Instructions for the task: Set down all of the data that follows word for word, without the images.

+-------+

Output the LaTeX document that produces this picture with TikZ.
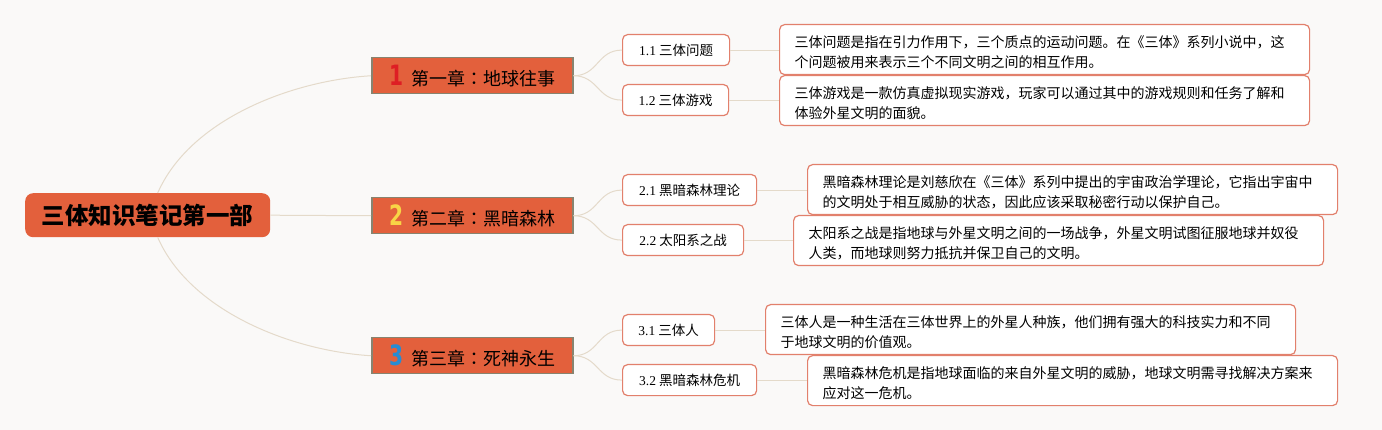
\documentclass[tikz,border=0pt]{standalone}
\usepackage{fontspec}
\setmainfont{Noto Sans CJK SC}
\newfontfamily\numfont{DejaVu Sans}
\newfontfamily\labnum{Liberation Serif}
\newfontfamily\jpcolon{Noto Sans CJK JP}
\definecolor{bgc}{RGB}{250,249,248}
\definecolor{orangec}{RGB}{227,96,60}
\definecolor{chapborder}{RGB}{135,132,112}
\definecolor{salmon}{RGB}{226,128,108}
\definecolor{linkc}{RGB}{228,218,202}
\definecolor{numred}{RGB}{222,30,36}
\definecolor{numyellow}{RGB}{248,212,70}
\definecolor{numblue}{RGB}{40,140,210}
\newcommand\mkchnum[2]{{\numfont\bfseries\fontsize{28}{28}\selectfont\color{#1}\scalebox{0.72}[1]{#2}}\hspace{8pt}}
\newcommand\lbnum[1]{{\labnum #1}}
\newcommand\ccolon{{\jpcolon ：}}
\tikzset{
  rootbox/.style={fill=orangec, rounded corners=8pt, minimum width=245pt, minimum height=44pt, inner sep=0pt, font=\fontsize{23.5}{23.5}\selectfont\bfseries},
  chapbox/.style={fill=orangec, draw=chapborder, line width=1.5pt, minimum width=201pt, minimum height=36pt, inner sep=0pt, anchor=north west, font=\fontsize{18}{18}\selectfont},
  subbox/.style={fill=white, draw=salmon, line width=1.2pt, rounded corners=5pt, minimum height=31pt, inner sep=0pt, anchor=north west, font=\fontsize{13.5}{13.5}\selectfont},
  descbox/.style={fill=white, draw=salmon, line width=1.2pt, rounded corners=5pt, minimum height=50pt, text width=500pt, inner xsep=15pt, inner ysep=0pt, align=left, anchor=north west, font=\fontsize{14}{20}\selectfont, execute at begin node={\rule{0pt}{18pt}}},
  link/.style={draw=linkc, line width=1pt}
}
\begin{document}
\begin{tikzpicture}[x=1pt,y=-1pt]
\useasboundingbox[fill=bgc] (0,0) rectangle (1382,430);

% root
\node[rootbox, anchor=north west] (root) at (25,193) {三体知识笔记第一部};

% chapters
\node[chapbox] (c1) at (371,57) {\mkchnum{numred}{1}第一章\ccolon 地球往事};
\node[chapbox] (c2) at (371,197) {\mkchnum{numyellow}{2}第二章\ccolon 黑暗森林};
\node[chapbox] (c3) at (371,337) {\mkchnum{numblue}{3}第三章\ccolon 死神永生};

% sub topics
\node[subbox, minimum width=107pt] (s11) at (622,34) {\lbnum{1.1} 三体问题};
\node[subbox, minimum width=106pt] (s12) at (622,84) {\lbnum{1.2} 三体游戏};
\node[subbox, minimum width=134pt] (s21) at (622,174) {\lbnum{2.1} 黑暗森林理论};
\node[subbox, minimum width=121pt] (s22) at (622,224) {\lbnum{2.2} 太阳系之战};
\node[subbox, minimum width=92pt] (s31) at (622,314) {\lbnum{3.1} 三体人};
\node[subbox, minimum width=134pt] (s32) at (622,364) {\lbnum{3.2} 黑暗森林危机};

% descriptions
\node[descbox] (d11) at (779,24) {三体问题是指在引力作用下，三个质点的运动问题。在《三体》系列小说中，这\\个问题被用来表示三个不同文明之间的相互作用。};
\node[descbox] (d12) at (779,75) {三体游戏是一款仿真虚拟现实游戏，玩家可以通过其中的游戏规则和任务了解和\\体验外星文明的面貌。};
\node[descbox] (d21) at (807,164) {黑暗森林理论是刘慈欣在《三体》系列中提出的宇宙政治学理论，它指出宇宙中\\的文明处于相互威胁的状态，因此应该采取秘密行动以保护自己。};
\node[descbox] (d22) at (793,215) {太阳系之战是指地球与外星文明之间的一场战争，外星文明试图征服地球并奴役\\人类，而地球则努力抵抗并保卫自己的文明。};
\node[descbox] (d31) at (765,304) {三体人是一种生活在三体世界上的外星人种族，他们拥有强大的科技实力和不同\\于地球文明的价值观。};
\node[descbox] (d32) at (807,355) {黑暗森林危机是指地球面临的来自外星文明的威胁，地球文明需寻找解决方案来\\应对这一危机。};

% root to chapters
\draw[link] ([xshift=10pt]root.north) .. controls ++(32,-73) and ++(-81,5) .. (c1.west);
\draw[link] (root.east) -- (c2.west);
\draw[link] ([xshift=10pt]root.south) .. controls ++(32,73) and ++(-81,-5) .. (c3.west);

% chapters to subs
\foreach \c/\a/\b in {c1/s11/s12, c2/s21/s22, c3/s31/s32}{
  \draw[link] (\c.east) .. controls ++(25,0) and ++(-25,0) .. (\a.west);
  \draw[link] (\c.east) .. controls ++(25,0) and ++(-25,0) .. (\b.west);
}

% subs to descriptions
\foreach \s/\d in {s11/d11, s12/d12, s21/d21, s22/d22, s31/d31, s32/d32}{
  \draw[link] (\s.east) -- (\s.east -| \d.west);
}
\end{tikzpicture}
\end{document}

+-------+

Result of the task:
Output the LaTeX document that produces this picture with TikZ.
\documentclass[tikz,border=0pt]{standalone}
\usepackage{fontspec}
\setmainfont{Noto Sans CJK SC}
\newfontfamily\numfont{DejaVu Sans}
\newfontfamily\labnum{Liberation Serif}
\newfontfamily\jpcolon{Noto Sans CJK JP}
\definecolor{bgc}{RGB}{250,249,248}
\definecolor{orangec}{RGB}{227,96,60}
\definecolor{chapborder}{RGB}{135,132,112}
\definecolor{salmon}{RGB}{226,128,108}
\definecolor{linkc}{RGB}{228,218,202}
\definecolor{numred}{RGB}{222,30,36}
\definecolor{numyellow}{RGB}{248,212,70}
\definecolor{numblue}{RGB}{40,140,210}
\newcommand\mkchnum[2]{{\numfont\bfseries\fontsize{28}{28}\selectfont\color{#1}\scalebox{0.72}[1]{#2}}\hspace{8pt}}
\newcommand\lbnum[1]{{\labnum #1}}
\newcommand\ccolon{{\jpcolon ：}}
\tikzset{
  rootbox/.style={fill=orangec, rounded corners=8pt, minimum width=245pt, minimum height=44pt, inner sep=0pt, font=\fontsize{23.5}{23.5}\selectfont\bfseries},
  chapbox/.style={fill=orangec, draw=chapborder, line width=1.5pt, minimum width=201pt, minimum height=36pt, inner sep=0pt, anchor=north west, font=\fontsize{18}{18}\selectfont},
  subbox/.style={fill=white, draw=salmon, line width=1.2pt, rounded corners=5pt, minimum height=31pt, inner sep=0pt, anchor=north west, font=\fontsize{13.5}{13.5}\selectfont},
  descbox/.style={fill=white, draw=salmon, line width=1.2pt, rounded corners=5pt, minimum height=50pt, text width=500pt, inner xsep=15pt, inner ysep=0pt, align=left, anchor=north west, font=\fontsize{14}{20}\selectfont, execute at begin node={\rule{0pt}{18pt}}},
  link/.style={draw=linkc, line width=1pt}
}
\begin{document}
\begin{tikzpicture}[x=1pt,y=-1pt]
\useasboundingbox[fill=bgc] (0,0) rectangle (1382,430);

% root
\node[rootbox, anchor=north west] (root) at (25,193) {三体知识笔记第一部};

% chapters
\node[chapbox] (c1) at (371,57) {\mkchnum{numred}{1}第一章\ccolon 地球往事};
\node[chapbox] (c2) at (371,197) {\mkchnum{numyellow}{2}第二章\ccolon 黑暗森林};
\node[chapbox] (c3) at (371,337) {\mkchnum{numblue}{3}第三章\ccolon 死神永生};

% sub topics
\node[subbox, minimum width=107pt] (s11) at (622,34) {\lbnum{1.1} 三体问题};
\node[subbox, minimum width=106pt] (s12) at (622,84) {\lbnum{1.2} 三体游戏};
\node[subbox, minimum width=134pt] (s21) at (622,174) {\lbnum{2.1} 黑暗森林理论};
\node[subbox, minimum width=121pt] (s22) at (622,224) {\lbnum{2.2} 太阳系之战};
\node[subbox, minimum width=92pt] (s31) at (622,314) {\lbnum{3.1} 三体人};
\node[subbox, minimum width=134pt] (s32) at (622,364) {\lbnum{3.2} 黑暗森林危机};

% descriptions
\node[descbox] (d11) at (779,24) {三体问题是指在引力作用下，三个质点的运动问题。在《三体》系列小说中，这\\个问题被用来表示三个不同文明之间的相互作用。};
\node[descbox] (d12) at (779,75) {三体游戏是一款仿真虚拟现实游戏，玩家可以通过其中的游戏规则和任务了解和\\体验外星文明的面貌。};
\node[descbox] (d21) at (807,164) {黑暗森林理论是刘慈欣在《三体》系列中提出的宇宙政治学理论，它指出宇宙中\\的文明处于相互威胁的状态，因此应该采取秘密行动以保护自己。};
\node[descbox] (d22) at (793,215) {太阳系之战是指地球与外星文明之间的一场战争，外星文明试图征服地球并奴役\\人类，而地球则努力抵抗并保卫自己的文明。};
\node[descbox] (d31) at (765,304) {三体人是一种生活在三体世界上的外星人种族，他们拥有强大的科技实力和不同\\于地球文明的价值观。};
\node[descbox] (d32) at (807,355) {黑暗森林危机是指地球面临的来自外星文明的威胁，地球文明需寻找解决方案来\\应对这一危机。};

% root to chapters
\draw[link] ([xshift=10pt]root.north) .. controls ++(32,-73) and ++(-81,5) .. (c1.west);
\draw[link] (root.east) -- (c2.west);
\draw[link] ([xshift=10pt]root.south) .. controls ++(32,73) and ++(-81,-5) .. (c3.west);

% chapters to subs
\foreach \c/\a/\b in {c1/s11/s12, c2/s21/s22, c3/s31/s32}{
  \draw[link] (\c.east) .. controls ++(25,0) and ++(-25,0) .. (\a.west);
  \draw[link] (\c.east) .. controls ++(25,0) and ++(-25,0) .. (\b.west);
}

% subs to descriptions
\foreach \s/\d in {s11/d11, s12/d12, s21/d21, s22/d22, s31/d31, s32/d32}{
  \draw[link] (\s.east) -- (\s.east -| \d.west);
}
\end{tikzpicture}
\end{document}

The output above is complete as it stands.